Omit all images. Write out the rest of the material exactly.

_ _ _ _

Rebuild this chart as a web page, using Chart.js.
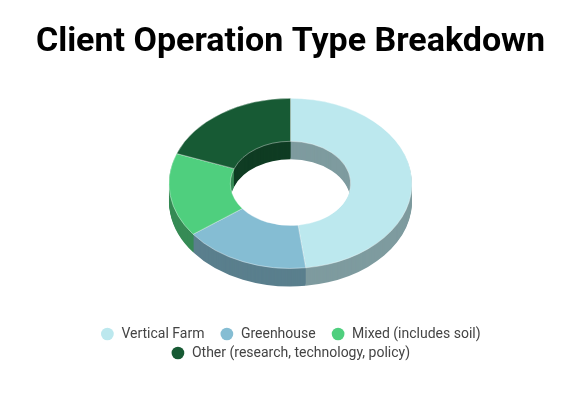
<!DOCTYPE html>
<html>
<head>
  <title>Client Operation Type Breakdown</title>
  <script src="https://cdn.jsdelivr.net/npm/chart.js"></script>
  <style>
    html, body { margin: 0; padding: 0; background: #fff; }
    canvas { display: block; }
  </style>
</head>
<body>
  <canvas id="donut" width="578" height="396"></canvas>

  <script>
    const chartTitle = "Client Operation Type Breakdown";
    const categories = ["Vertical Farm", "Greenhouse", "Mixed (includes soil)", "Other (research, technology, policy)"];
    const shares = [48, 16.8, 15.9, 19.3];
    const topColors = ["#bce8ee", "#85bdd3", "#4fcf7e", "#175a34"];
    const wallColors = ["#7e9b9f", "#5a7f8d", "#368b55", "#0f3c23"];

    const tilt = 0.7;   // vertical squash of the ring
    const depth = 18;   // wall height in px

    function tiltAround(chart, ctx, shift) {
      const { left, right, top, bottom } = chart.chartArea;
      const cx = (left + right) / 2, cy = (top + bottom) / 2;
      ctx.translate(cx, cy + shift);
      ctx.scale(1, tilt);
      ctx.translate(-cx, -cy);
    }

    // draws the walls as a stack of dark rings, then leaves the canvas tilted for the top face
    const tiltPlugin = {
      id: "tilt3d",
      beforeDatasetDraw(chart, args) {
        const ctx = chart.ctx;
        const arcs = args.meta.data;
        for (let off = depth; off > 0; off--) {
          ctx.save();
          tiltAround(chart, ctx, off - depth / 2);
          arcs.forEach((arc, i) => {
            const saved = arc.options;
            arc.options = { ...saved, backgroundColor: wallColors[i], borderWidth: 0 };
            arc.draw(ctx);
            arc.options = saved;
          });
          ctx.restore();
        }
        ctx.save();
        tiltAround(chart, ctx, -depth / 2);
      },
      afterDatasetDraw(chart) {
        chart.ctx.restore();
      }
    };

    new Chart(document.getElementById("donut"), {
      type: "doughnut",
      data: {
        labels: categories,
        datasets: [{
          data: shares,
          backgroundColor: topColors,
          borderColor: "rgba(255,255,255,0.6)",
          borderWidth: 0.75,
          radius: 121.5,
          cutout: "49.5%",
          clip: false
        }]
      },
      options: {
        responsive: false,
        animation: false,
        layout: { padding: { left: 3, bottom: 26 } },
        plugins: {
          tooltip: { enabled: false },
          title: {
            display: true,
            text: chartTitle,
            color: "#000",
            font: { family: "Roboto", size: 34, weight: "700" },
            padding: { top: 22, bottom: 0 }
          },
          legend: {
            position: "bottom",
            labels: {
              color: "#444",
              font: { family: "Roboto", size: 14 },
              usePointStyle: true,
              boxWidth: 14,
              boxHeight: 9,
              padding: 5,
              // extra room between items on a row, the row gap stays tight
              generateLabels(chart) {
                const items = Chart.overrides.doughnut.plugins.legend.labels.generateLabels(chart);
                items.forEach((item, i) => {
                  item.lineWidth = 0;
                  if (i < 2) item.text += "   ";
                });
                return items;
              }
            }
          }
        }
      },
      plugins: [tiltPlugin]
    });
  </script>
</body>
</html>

_ _ _ _

**Task answer:**
Rebuild this chart as a web page, using Chart.js.
<!DOCTYPE html>
<html>
<head>
  <title>Client Operation Type Breakdown</title>
  <script src="https://cdn.jsdelivr.net/npm/chart.js"></script>
  <style>
    html, body { margin: 0; padding: 0; background: #fff; }
    canvas { display: block; }
  </style>
</head>
<body>
  <canvas id="donut" width="578" height="396"></canvas>

  <script>
    const chartTitle = "Client Operation Type Breakdown";
    const categories = ["Vertical Farm", "Greenhouse", "Mixed (includes soil)", "Other (research, technology, policy)"];
    const shares = [48, 16.8, 15.9, 19.3];
    const topColors = ["#bce8ee", "#85bdd3", "#4fcf7e", "#175a34"];
    const wallColors = ["#7e9b9f", "#5a7f8d", "#368b55", "#0f3c23"];

    const tilt = 0.7;   // vertical squash of the ring
    const depth = 18;   // wall height in px

    function tiltAround(chart, ctx, shift) {
      const { left, right, top, bottom } = chart.chartArea;
      const cx = (left + right) / 2, cy = (top + bottom) / 2;
      ctx.translate(cx, cy + shift);
      ctx.scale(1, tilt);
      ctx.translate(-cx, -cy);
    }

    // draws the walls as a stack of dark rings, then leaves the canvas tilted for the top face
    const tiltPlugin = {
      id: "tilt3d",
      beforeDatasetDraw(chart, args) {
        const ctx = chart.ctx;
        const arcs = args.meta.data;
        for (let off = depth; off > 0; off--) {
          ctx.save();
          tiltAround(chart, ctx, off - depth / 2);
          arcs.forEach((arc, i) => {
            const saved = arc.options;
            arc.options = { ...saved, backgroundColor: wallColors[i], borderWidth: 0 };
            arc.draw(ctx);
            arc.options = saved;
          });
          ctx.restore();
        }
        ctx.save();
        tiltAround(chart, ctx, -depth / 2);
      },
      afterDatasetDraw(chart) {
        chart.ctx.restore();
      }
    };

    new Chart(document.getElementById("donut"), {
      type: "doughnut",
      data: {
        labels: categories,
        datasets: [{
          data: shares,
          backgroundColor: topColors,
          borderColor: "rgba(255,255,255,0.6)",
          borderWidth: 0.75,
          radius: 121.5,
          cutout: "49.5%",
          clip: false
        }]
      },
      options: {
        responsive: false,
        animation: false,
        layout: { padding: { left: 3, bottom: 26 } },
        plugins: {
          tooltip: { enabled: false },
          title: {
            display: true,
            text: chartTitle,
            color: "#000",
            font: { family: "Roboto", size: 34, weight: "700" },
            padding: { top: 22, bottom: 0 }
          },
          legend: {
            position: "bottom",
            labels: {
              color: "#444",
              font: { family: "Roboto", size: 14 },
              usePointStyle: true,
              boxWidth: 14,
              boxHeight: 9,
              padding: 5,
              // extra room between items on a row, the row gap stays tight
              generateLabels(chart) {
                const items = Chart.overrides.doughnut.plugins.legend.labels.generateLabels(chart);
                items.forEach((item, i) => {
                  item.lineWidth = 0;
                  if (i < 2) item.text += "   ";
                });
                return items;
              }
            }
          }
        }
      },
      plugins: [tiltPlugin]
    });
  </script>
</body>
</html>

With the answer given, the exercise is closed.